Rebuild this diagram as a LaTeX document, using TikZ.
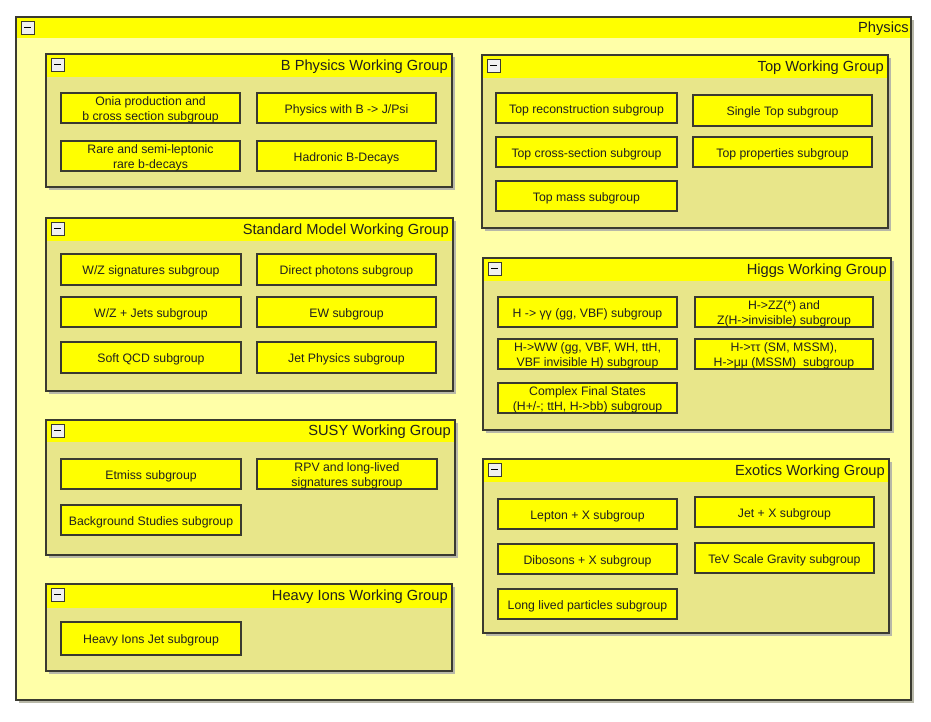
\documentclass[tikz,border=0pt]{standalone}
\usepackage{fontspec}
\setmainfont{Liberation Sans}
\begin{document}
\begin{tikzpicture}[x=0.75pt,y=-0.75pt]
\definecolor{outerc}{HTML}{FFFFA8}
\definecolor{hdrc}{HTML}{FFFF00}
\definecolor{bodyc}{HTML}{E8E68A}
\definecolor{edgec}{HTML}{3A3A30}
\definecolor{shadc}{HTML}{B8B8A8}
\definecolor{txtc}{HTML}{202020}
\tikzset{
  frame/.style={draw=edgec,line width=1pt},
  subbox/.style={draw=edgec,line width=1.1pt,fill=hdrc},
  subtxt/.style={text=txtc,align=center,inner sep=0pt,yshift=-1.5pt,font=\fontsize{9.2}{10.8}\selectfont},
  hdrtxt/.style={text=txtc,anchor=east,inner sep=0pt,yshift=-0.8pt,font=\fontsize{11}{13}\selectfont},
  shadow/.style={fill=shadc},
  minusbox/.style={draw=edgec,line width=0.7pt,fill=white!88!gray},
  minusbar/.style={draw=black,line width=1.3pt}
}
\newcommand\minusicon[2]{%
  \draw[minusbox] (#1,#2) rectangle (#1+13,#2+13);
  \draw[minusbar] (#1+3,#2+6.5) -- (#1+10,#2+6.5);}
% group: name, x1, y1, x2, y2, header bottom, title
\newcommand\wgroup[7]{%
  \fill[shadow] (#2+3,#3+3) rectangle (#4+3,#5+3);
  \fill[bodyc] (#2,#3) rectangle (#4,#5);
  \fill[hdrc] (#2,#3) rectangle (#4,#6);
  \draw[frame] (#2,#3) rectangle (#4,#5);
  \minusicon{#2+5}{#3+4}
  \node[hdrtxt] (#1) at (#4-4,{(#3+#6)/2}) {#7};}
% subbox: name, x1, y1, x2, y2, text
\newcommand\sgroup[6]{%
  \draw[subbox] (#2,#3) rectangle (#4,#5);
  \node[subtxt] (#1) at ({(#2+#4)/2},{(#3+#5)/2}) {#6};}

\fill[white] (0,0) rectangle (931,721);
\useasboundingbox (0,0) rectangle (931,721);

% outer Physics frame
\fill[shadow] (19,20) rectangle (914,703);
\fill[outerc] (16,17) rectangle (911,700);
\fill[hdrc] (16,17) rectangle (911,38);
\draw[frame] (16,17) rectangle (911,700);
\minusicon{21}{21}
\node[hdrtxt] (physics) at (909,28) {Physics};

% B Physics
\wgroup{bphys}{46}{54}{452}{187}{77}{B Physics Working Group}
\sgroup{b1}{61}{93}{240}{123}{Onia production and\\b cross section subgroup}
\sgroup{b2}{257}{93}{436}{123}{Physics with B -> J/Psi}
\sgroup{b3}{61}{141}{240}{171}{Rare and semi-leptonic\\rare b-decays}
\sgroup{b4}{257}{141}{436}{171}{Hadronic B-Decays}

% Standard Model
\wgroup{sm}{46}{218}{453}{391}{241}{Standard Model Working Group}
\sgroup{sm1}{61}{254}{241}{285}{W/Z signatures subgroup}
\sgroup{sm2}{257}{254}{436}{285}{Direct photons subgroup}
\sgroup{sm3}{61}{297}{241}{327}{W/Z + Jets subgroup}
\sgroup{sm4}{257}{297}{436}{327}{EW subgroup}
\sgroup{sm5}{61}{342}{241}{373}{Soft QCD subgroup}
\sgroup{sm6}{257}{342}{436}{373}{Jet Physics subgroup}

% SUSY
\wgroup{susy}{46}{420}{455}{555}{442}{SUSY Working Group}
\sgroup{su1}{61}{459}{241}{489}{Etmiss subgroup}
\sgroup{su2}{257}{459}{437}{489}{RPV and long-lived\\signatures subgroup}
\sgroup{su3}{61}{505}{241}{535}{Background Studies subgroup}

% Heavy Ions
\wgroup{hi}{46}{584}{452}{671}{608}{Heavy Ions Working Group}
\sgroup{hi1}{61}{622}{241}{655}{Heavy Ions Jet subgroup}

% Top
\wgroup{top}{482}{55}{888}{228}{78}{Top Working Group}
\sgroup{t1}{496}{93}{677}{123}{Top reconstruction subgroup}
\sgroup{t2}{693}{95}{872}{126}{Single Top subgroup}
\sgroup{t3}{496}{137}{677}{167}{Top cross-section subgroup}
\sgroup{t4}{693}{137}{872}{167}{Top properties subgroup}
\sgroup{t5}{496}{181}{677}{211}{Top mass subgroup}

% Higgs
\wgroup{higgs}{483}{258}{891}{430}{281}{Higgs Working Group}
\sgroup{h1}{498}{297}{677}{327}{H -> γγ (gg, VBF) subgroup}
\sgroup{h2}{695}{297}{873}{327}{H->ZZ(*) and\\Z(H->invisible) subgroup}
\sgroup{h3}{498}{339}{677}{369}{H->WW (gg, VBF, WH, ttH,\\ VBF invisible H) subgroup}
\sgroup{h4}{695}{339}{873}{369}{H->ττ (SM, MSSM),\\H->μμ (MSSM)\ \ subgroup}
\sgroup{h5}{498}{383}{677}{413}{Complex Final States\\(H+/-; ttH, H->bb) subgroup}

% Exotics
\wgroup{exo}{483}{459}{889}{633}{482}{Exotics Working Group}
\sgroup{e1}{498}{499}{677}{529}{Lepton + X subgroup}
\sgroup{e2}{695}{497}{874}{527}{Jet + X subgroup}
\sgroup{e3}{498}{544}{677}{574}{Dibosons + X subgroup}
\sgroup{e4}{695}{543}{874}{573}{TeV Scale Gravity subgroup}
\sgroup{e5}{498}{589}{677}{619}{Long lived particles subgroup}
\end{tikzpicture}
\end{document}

_ _ _ _ _ _ _

[EXERCISE]: Transcribe all the data word for word; the images stay out.

[EXPECTED OUTPUT]:
Rebuild this diagram as a LaTeX document, using TikZ.
\documentclass[tikz,border=0pt]{standalone}
\usepackage{fontspec}
\setmainfont{Liberation Sans}
\begin{document}
\begin{tikzpicture}[x=0.75pt,y=-0.75pt]
\definecolor{outerc}{HTML}{FFFFA8}
\definecolor{hdrc}{HTML}{FFFF00}
\definecolor{bodyc}{HTML}{E8E68A}
\definecolor{edgec}{HTML}{3A3A30}
\definecolor{shadc}{HTML}{B8B8A8}
\definecolor{txtc}{HTML}{202020}
\tikzset{
  frame/.style={draw=edgec,line width=1pt},
  subbox/.style={draw=edgec,line width=1.1pt,fill=hdrc},
  subtxt/.style={text=txtc,align=center,inner sep=0pt,yshift=-1.5pt,font=\fontsize{9.2}{10.8}\selectfont},
  hdrtxt/.style={text=txtc,anchor=east,inner sep=0pt,yshift=-0.8pt,font=\fontsize{11}{13}\selectfont},
  shadow/.style={fill=shadc},
  minusbox/.style={draw=edgec,line width=0.7pt,fill=white!88!gray},
  minusbar/.style={draw=black,line width=1.3pt}
}
\newcommand\minusicon[2]{%
  \draw[minusbox] (#1,#2) rectangle (#1+13,#2+13);
  \draw[minusbar] (#1+3,#2+6.5) -- (#1+10,#2+6.5);}
% group: name, x1, y1, x2, y2, header bottom, title
\newcommand\wgroup[7]{%
  \fill[shadow] (#2+3,#3+3) rectangle (#4+3,#5+3);
  \fill[bodyc] (#2,#3) rectangle (#4,#5);
  \fill[hdrc] (#2,#3) rectangle (#4,#6);
  \draw[frame] (#2,#3) rectangle (#4,#5);
  \minusicon{#2+5}{#3+4}
  \node[hdrtxt] (#1) at (#4-4,{(#3+#6)/2}) {#7};}
% subbox: name, x1, y1, x2, y2, text
\newcommand\sgroup[6]{%
  \draw[subbox] (#2,#3) rectangle (#4,#5);
  \node[subtxt] (#1) at ({(#2+#4)/2},{(#3+#5)/2}) {#6};}

\fill[white] (0,0) rectangle (931,721);
\useasboundingbox (0,0) rectangle (931,721);

% outer Physics frame
\fill[shadow] (19,20) rectangle (914,703);
\fill[outerc] (16,17) rectangle (911,700);
\fill[hdrc] (16,17) rectangle (911,38);
\draw[frame] (16,17) rectangle (911,700);
\minusicon{21}{21}
\node[hdrtxt] (physics) at (909,28) {Physics};

% B Physics
\wgroup{bphys}{46}{54}{452}{187}{77}{B Physics Working Group}
\sgroup{b1}{61}{93}{240}{123}{Onia production and\\b cross section subgroup}
\sgroup{b2}{257}{93}{436}{123}{Physics with B -> J/Psi}
\sgroup{b3}{61}{141}{240}{171}{Rare and semi-leptonic\\rare b-decays}
\sgroup{b4}{257}{141}{436}{171}{Hadronic B-Decays}

% Standard Model
\wgroup{sm}{46}{218}{453}{391}{241}{Standard Model Working Group}
\sgroup{sm1}{61}{254}{241}{285}{W/Z signatures subgroup}
\sgroup{sm2}{257}{254}{436}{285}{Direct photons subgroup}
\sgroup{sm3}{61}{297}{241}{327}{W/Z + Jets subgroup}
\sgroup{sm4}{257}{297}{436}{327}{EW subgroup}
\sgroup{sm5}{61}{342}{241}{373}{Soft QCD subgroup}
\sgroup{sm6}{257}{342}{436}{373}{Jet Physics subgroup}

% SUSY
\wgroup{susy}{46}{420}{455}{555}{442}{SUSY Working Group}
\sgroup{su1}{61}{459}{241}{489}{Etmiss subgroup}
\sgroup{su2}{257}{459}{437}{489}{RPV and long-lived\\signatures subgroup}
\sgroup{su3}{61}{505}{241}{535}{Background Studies subgroup}

% Heavy Ions
\wgroup{hi}{46}{584}{452}{671}{608}{Heavy Ions Working Group}
\sgroup{hi1}{61}{622}{241}{655}{Heavy Ions Jet subgroup}

% Top
\wgroup{top}{482}{55}{888}{228}{78}{Top Working Group}
\sgroup{t1}{496}{93}{677}{123}{Top reconstruction subgroup}
\sgroup{t2}{693}{95}{872}{126}{Single Top subgroup}
\sgroup{t3}{496}{137}{677}{167}{Top cross-section subgroup}
\sgroup{t4}{693}{137}{872}{167}{Top properties subgroup}
\sgroup{t5}{496}{181}{677}{211}{Top mass subgroup}

% Higgs
\wgroup{higgs}{483}{258}{891}{430}{281}{Higgs Working Group}
\sgroup{h1}{498}{297}{677}{327}{H -> γγ (gg, VBF) subgroup}
\sgroup{h2}{695}{297}{873}{327}{H->ZZ(*) and\\Z(H->invisible) subgroup}
\sgroup{h3}{498}{339}{677}{369}{H->WW (gg, VBF, WH, ttH,\\ VBF invisible H) subgroup}
\sgroup{h4}{695}{339}{873}{369}{H->ττ (SM, MSSM),\\H->μμ (MSSM)\ \ subgroup}
\sgroup{h5}{498}{383}{677}{413}{Complex Final States\\(H+/-; ttH, H->bb) subgroup}

% Exotics
\wgroup{exo}{483}{459}{889}{633}{482}{Exotics Working Group}
\sgroup{e1}{498}{499}{677}{529}{Lepton + X subgroup}
\sgroup{e2}{695}{497}{874}{527}{Jet + X subgroup}
\sgroup{e3}{498}{544}{677}{574}{Dibosons + X subgroup}
\sgroup{e4}{695}{543}{874}{573}{TeV Scale Gravity subgroup}
\sgroup{e5}{498}{589}{677}{619}{Long lived particles subgroup}
\end{tikzpicture}
\end{document}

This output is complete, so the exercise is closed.